▶ EXTRACTED RECORDS

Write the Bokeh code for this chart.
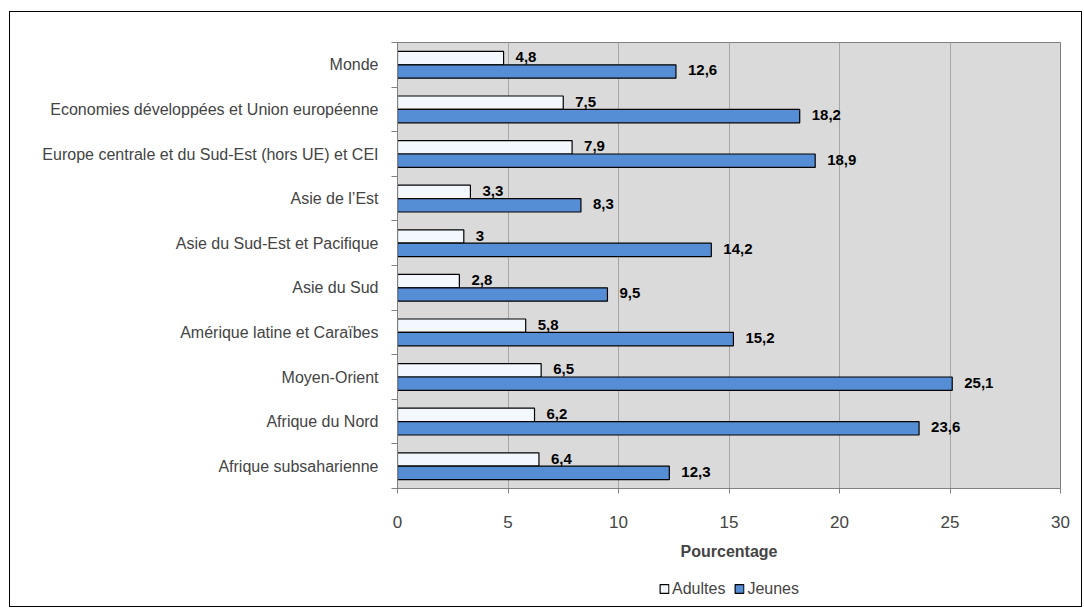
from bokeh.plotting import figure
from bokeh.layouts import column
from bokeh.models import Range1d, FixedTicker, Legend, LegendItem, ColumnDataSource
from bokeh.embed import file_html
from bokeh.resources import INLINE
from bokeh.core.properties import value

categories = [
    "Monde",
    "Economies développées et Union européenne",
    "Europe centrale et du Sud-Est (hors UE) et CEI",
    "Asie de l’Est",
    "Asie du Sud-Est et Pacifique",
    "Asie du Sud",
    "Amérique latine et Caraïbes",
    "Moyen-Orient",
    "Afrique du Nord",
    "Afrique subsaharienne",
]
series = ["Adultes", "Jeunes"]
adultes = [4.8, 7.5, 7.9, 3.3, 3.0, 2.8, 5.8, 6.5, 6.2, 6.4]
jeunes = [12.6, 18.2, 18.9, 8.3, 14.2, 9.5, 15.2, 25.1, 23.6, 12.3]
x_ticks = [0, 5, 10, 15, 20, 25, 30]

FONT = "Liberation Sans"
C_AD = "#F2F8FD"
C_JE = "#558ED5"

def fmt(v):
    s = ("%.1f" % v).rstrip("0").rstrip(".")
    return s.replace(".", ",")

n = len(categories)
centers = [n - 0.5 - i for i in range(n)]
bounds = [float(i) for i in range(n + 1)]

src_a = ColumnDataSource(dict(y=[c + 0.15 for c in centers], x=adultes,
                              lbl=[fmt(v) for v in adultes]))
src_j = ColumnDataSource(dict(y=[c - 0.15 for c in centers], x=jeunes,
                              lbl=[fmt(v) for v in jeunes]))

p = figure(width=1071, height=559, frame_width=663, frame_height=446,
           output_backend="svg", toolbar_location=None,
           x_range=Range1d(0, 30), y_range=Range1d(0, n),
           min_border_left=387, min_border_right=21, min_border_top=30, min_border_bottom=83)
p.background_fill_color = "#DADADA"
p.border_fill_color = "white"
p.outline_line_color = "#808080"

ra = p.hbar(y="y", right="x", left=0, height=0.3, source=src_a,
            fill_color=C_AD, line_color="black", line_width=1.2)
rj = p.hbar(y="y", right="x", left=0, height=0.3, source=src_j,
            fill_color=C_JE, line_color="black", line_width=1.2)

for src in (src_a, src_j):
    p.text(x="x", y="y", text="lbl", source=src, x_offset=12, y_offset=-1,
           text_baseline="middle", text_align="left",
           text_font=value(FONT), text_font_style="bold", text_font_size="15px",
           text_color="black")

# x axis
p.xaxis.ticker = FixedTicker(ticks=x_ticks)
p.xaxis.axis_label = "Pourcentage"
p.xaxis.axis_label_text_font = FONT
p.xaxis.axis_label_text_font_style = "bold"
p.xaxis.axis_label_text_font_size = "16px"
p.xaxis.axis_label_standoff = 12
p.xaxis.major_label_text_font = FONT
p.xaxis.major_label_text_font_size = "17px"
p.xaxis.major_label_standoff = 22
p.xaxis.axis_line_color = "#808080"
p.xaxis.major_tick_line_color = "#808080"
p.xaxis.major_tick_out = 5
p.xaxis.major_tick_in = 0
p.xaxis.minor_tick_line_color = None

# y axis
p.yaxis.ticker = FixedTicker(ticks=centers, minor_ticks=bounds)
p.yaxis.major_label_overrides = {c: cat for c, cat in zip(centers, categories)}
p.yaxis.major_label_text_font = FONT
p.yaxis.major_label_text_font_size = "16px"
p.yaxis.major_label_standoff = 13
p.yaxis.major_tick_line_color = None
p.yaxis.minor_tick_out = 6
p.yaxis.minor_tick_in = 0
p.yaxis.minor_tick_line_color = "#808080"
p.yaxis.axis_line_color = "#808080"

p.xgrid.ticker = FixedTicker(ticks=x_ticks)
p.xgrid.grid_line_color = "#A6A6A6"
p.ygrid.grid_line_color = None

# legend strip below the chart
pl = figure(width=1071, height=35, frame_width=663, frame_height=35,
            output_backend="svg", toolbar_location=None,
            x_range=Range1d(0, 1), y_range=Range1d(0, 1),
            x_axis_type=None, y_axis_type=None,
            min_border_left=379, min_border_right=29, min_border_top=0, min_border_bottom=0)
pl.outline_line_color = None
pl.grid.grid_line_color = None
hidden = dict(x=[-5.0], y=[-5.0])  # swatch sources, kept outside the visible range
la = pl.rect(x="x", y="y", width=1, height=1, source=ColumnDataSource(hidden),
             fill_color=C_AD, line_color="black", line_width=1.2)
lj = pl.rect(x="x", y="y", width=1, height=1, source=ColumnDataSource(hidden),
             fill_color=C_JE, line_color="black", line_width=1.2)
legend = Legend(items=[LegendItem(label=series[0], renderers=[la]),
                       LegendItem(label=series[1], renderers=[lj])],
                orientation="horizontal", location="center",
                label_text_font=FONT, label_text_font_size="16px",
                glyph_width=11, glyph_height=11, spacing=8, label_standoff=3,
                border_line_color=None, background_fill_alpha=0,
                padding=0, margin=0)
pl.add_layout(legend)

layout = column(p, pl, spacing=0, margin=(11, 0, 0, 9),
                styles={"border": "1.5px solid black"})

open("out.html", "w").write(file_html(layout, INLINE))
---
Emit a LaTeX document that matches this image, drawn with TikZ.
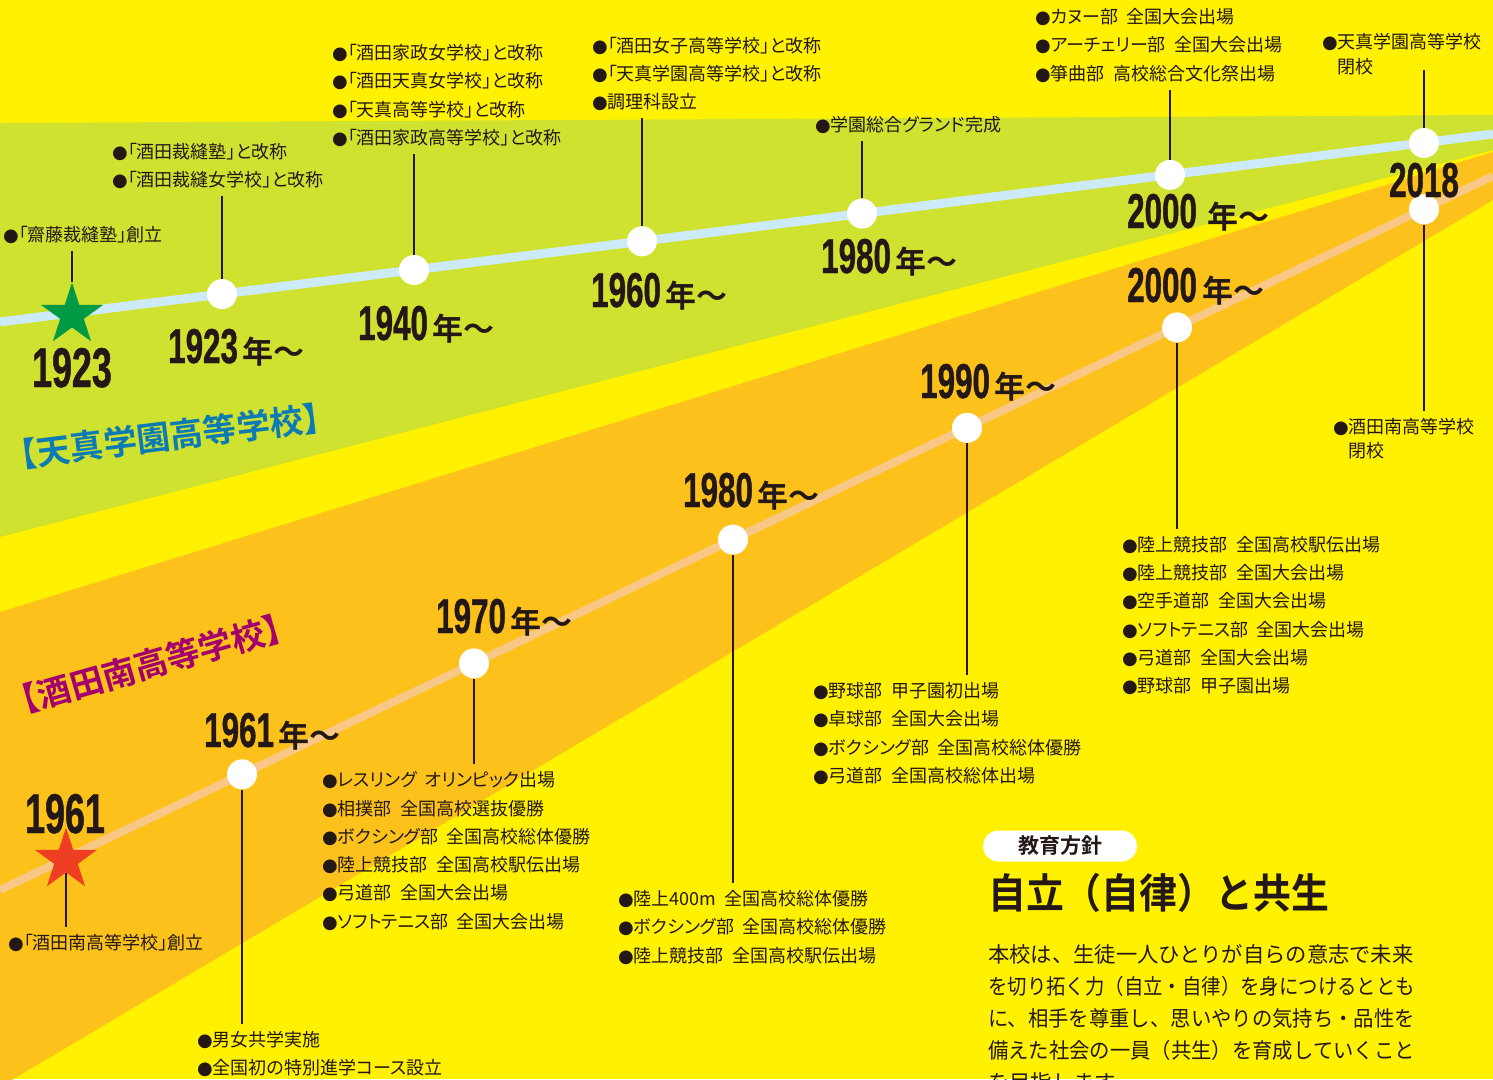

▶ WHAT THE TASK REQUIRES
Tally every line of the data that holds the word "chart" and write the count alone.

▶ ANSWER TO THIS EXERCISE
2